Broader Significance: The Fragility of Civic Infrastructure

This attack on St. Paul underscores a troubling trend: local governments are increasingly becoming soft targets for cybercriminals and nation-state actors. While federal agencies and major corporations often have layered cyber defenses, municipalities typically lack sufficient funding, staffing, or technical resilience.

“This incident is a wake-up call,” said Jake Sanderson, cybersecurity analyst at SecureGov Consulting. “We’ve been warning for years that digital infrastructure in America’s cities is underprepared for 21st-century cyber threats.”

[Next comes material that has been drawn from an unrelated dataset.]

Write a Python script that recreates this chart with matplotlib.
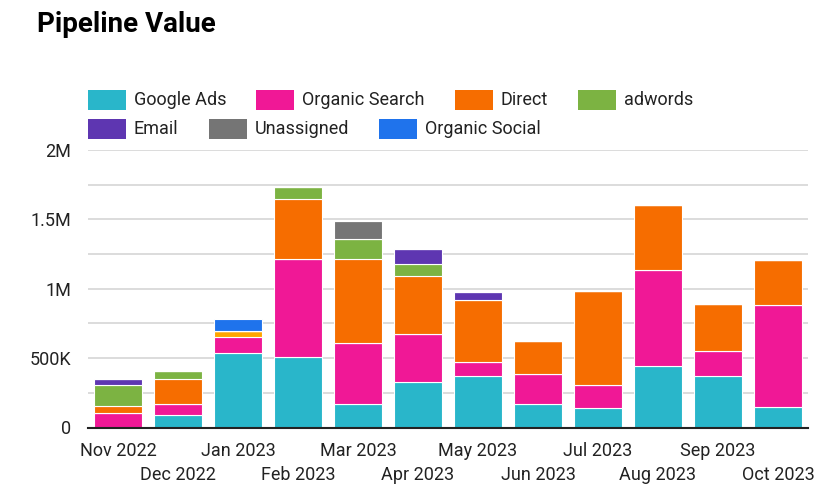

How Cities Can Protect Themselves: Lessons and Recommendations

To prevent similar cyberattacks, cybersecurity professionals recommend:

  1. Mandatory Multi-Factor Authentication (MFA) on all external-facing services.
  2. Regular patch management and vulnerability scanning of endpoints and servers.
  3. Zero Trust architecture adoption to limit lateral movement inside networks.
  4. Employee cybersecurity training, particularly around phishing and social engineering.
  5. 24/7 Security Operations Center (SOC) monitoring and incident response planning.
  6. Encrypted and offline backups, tested regularly for disaster recovery readiness.

What’s Next?

Mayor Carter emphasized that recovery could take weeks, with cybersecurity teams meticulously restoring systems while preserving digital evidence for ongoing federal investigations.

Governor Tim Walz confirmed that the Minnesota National Guard’s cyber response unit will remain embedded with St. Paul’s IT department until full operational stability is restored.

“We will not be intimidated,” Carter said. “This attack has strengthened our resolve to modernize, fortify, and protect our digital foundations.”